■ **Data section**
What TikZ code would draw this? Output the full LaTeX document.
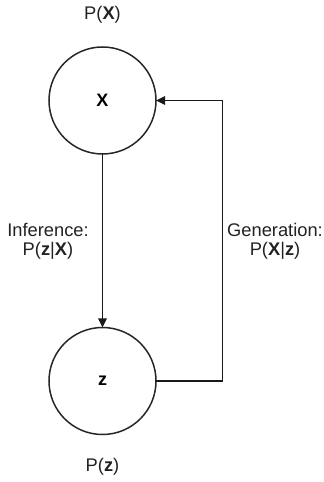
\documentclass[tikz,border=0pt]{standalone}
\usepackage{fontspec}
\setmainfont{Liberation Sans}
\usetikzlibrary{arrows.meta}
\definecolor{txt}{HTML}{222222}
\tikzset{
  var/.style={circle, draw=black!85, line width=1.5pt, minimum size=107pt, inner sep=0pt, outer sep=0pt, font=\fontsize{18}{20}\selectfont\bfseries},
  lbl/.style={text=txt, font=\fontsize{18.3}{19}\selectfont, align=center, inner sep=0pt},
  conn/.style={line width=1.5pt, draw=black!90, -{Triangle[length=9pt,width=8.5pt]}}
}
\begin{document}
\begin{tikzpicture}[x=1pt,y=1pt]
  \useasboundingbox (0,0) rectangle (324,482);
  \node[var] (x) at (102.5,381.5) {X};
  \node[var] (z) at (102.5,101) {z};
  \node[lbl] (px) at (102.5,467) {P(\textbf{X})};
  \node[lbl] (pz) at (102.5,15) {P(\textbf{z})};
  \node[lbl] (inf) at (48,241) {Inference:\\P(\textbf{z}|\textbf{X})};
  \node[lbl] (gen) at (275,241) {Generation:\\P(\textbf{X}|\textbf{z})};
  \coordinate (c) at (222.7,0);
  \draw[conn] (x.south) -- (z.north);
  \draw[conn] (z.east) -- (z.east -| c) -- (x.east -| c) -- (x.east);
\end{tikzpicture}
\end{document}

■ **Exercise aim**
Restate the whole listing above exactly, please, omitting every image.

■ **Exercise solution**
What TikZ code would draw this? Output the full LaTeX document.
\documentclass[tikz,border=0pt]{standalone}
\usepackage{fontspec}
\setmainfont{Liberation Sans}
\usetikzlibrary{arrows.meta}
\definecolor{txt}{HTML}{222222}
\tikzset{
  var/.style={circle, draw=black!85, line width=1.5pt, minimum size=107pt, inner sep=0pt, outer sep=0pt, font=\fontsize{18}{20}\selectfont\bfseries},
  lbl/.style={text=txt, font=\fontsize{18.3}{19}\selectfont, align=center, inner sep=0pt},
  conn/.style={line width=1.5pt, draw=black!90, -{Triangle[length=9pt,width=8.5pt]}}
}
\begin{document}
\begin{tikzpicture}[x=1pt,y=1pt]
  \useasboundingbox (0,0) rectangle (324,482);
  \node[var] (x) at (102.5,381.5) {X};
  \node[var] (z) at (102.5,101) {z};
  \node[lbl] (px) at (102.5,467) {P(\textbf{X})};
  \node[lbl] (pz) at (102.5,15) {P(\textbf{z})};
  \node[lbl] (inf) at (48,241) {Inference:\\P(\textbf{z}|\textbf{X})};
  \node[lbl] (gen) at (275,241) {Generation:\\P(\textbf{X}|\textbf{z})};
  \coordinate (c) at (222.7,0);
  \draw[conn] (x.south) -- (z.north);
  \draw[conn] (z.east) -- (z.east -| c) -- (x.east -| c) -- (x.east);
\end{tikzpicture}
\end{document}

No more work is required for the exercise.